In Einzelfällen kann unter Berücksichtigung von Fahrerfahrung und -nutzung der Wert des schlechteren Auges unter 0,5 liegen. Auf keinen Fall aber darf die Sehschärfe unter 0,1 liegen. Dennoch hatte der Kläger, dessen schlechteres Auge eine Sehschärfe unter 0,1 aufwies, einen Führerschein der Klassen C1 und C1E beantragt, er wurde ihm verwehrt. Der Mann klagte, verlor den Prozess und ging in Berufung.
Im Berufungsverfahren vor dem Bayerischen Verwaltungsgerichtshof (BayVGH) lagen nun zwei unabhängige Sachverständigengutachten vor. Danach bestünde prinzipiell kein Anlass, Menschen mit einer einseitigen Sehschärfe unter 0,1 die Fahrerlaubnis für die Klassen C1, C1E zu versagen, unter folgenden Voraussetzungen: Es müsse sich um beidäugig sehende Personen handeln (beide anatomisch vorhandenen Augen nehmen am Sehvorgang teil), die Betroffenen müssten auf jedem Auge ein normales Gesichtsfeld haben und müssten in der Lage sein, ein bei ihnen nicht vorhandenes räumliches Sehvermögen vollständig zu kompensieren.

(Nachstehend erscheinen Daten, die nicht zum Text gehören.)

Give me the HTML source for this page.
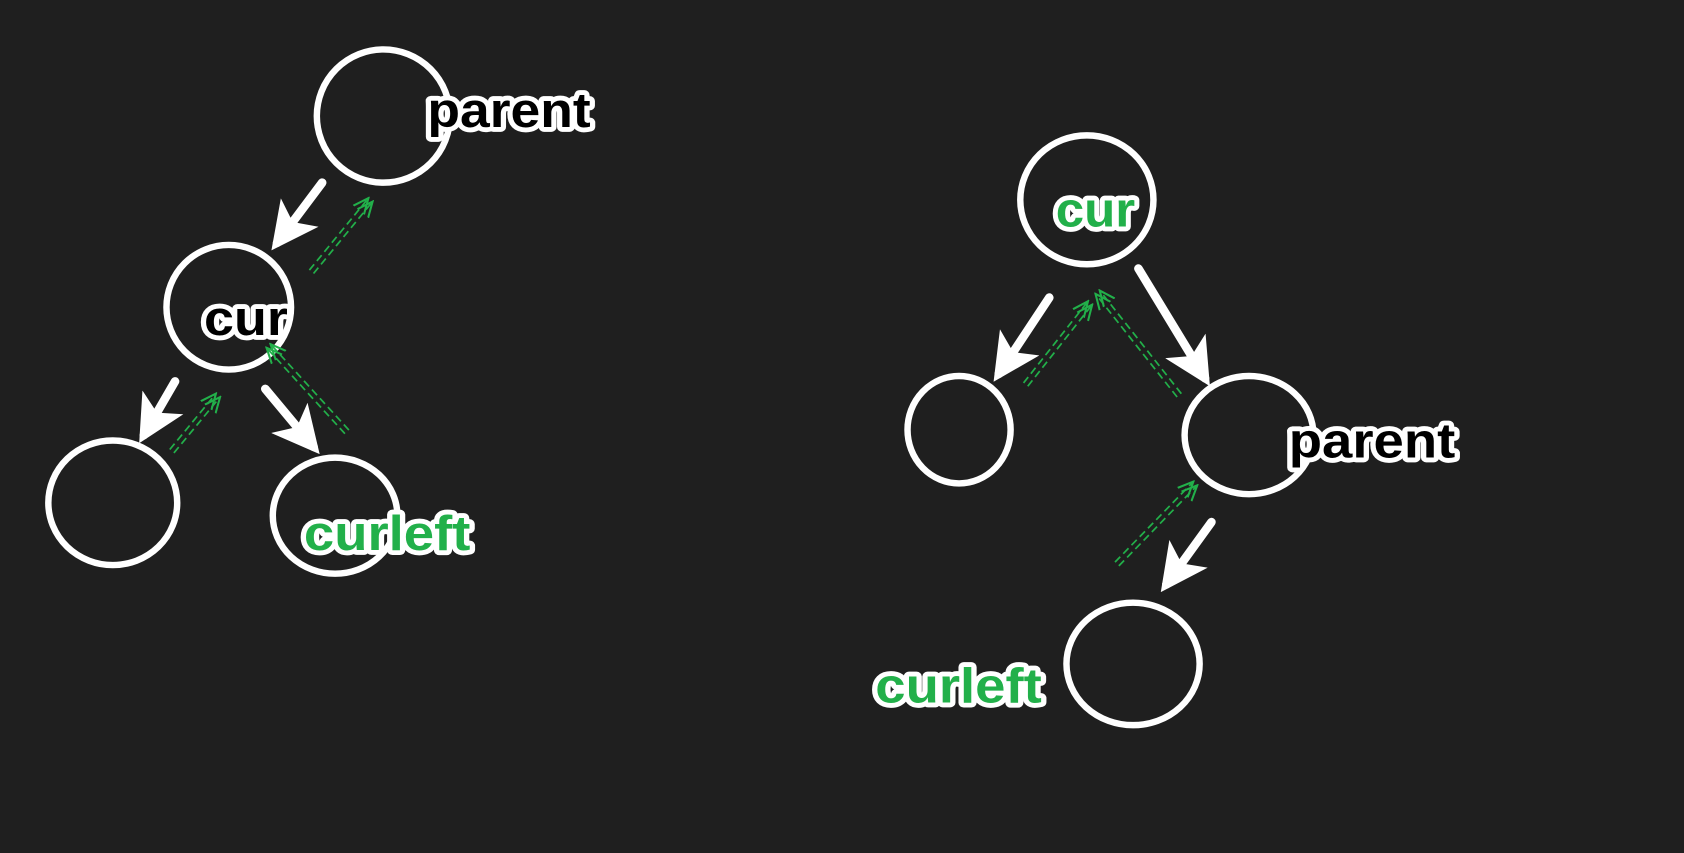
<!DOCTYPE html>
<html><head><meta charset="utf-8"><style>
html,body{margin:0;padding:0;background:#1f1f1f;width:1684px;height:853px;overflow:hidden}
svg{display:block}
text{font-family:"Liberation Sans",sans-serif;font-weight:bold;font-size:46px;paint-order:stroke;stroke:#fff;stroke-width:9px;stroke-linejoin:round}
</style></head><body>
<svg width="1684" height="853" viewBox="0 0 1568 794" preserveAspectRatio="none">
<defs>
<marker id="wh" viewBox="0 0 10 10" refX="8" refY="5" markerWidth="5.5" markerHeight="5.5" orient="auto" markerUnits="strokeWidth"><path d="M0,0 L10,5 L0,10 L2.5,5 z" fill="#fff"/></marker>
<marker id="gh" viewBox="0 0 10 10" refX="9" refY="5" markerWidth="10" markerHeight="10" orient="auto" markerUnits="strokeWidth"><path d="M0,1 L9,5 L0,9" fill="none" stroke="#22b04a" stroke-width="1.2"/></marker>
</defs>
<g id="g"></g>
</svg>
<script>
const nodes=[
 ['left-parent-node',357,108,62,62],['left-cur-node',213,286,58,58],['left-leaf-node',105,468,60,58],['left-curleft-node',312,480,58,54],
 ['right-cur-node',1012,186,62,60],['right-leaf-node',893,400,48,50],['right-parent-node',1163,405,60,55],['right-curleft-node',1055,618,62,57]];
const arrows=[['arrow-parent-cur-left',300,170,258,226],['arrow-cur-leaf-left',163,355,134,405],['arrow-cur-curleft-left',247,362,292,416],
 ['arrow-cur-leaf-right',977,277,930,348],['arrow-cur-parent-right',1060,250,1122,352],['arrow-parent-curleft-right',1128,486,1086,544]];
const greens=[['green-back-1',290,253,345,186],['green-back-2',160,420,203,368],['green-back-3',323,402,250,322],
 ['green-back-4',955,358,1015,282],['green-back-5',1098,368,1022,272],['green-back-6',1040,525,1113,450]];
const labels=[['label-parent-left','parent',398,118,152,'#000'],['label-cur-left','cur',190,312,78,'#000'],['label-curleft-left','curleft',283,512,155,'#22b04a'],
 ['label-cur-right','cur',983,211,74,'#22b04a'],['label-parent-right','parent',1200,426,155,'#000'],['label-curleft-right','curleft',815,654,155,'#22b04a']];
const g=document.getElementById('g'),NS='http://www.w3.org/2000/svg';
function mk(t,a){const e=document.createElementNS(NS,t);for(const k in a)e.setAttribute(k,a[k]);g.appendChild(e);return e;}
nodes.forEach(n=>{const e=mk('ellipse',{cx:n[1],cy:n[2],rx:n[3],ry:n[4],fill:'none',stroke:'#fff','stroke-width':6});

});
arrows.forEach(a=>{const e=mk('line',{x1:a[1],y1:a[2],x2:a[3],y2:a[4],stroke:'#fff','stroke-width':8,'stroke-linecap':'round','marker-end':'url(#wh)'});

});
greens.forEach(a=>{const dx=a[3]-a[1],dy=a[4]-a[2],L=Math.hypot(dx,dy),ox=-dy/L*2.5,oy=dx/L*2.5;
const gr=document.createElementNS(NS,'g');g.appendChild(gr);


[1,-1].forEach(s=>{const l=document.createElementNS(NS,'line');
const p={x1:a[1]+ox*s,y1:a[2]+oy*s,x2:a[3]+ox*s,y2:a[4]+oy*s,stroke:'#22b04a','stroke-width':1.6,'stroke-dasharray':'7 4','marker-end':'url(#gh)'};
for(const k in p)l.setAttribute(k,p[k]);gr.appendChild(l);});});
labels.forEach(t=>{const e=mk('text',{x:t[2],y:t[3],textLength:t[4],lengthAdjust:'spacingAndGlyphs',fill:t[5]});e.textContent=t[1];

});
</script>
</body></html>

Das warf für den BayVGH die Frage auf, ob die deutsche Rechtsvorschrift möglicherweise zu restriktiv ist und der europäischen Grundrechtscharta entgegensteht. Werden die Grundrechte des Mannes verletzt, indem man ihn wegen seiner Behinderung benachteiligt? Die Richter reichten diese Frage nun an den Europäischen Gerichtshof (EuGH) weiter. Nach Beantwortung durch den EuGH wird das Berufungsverfahren fortgesetzt.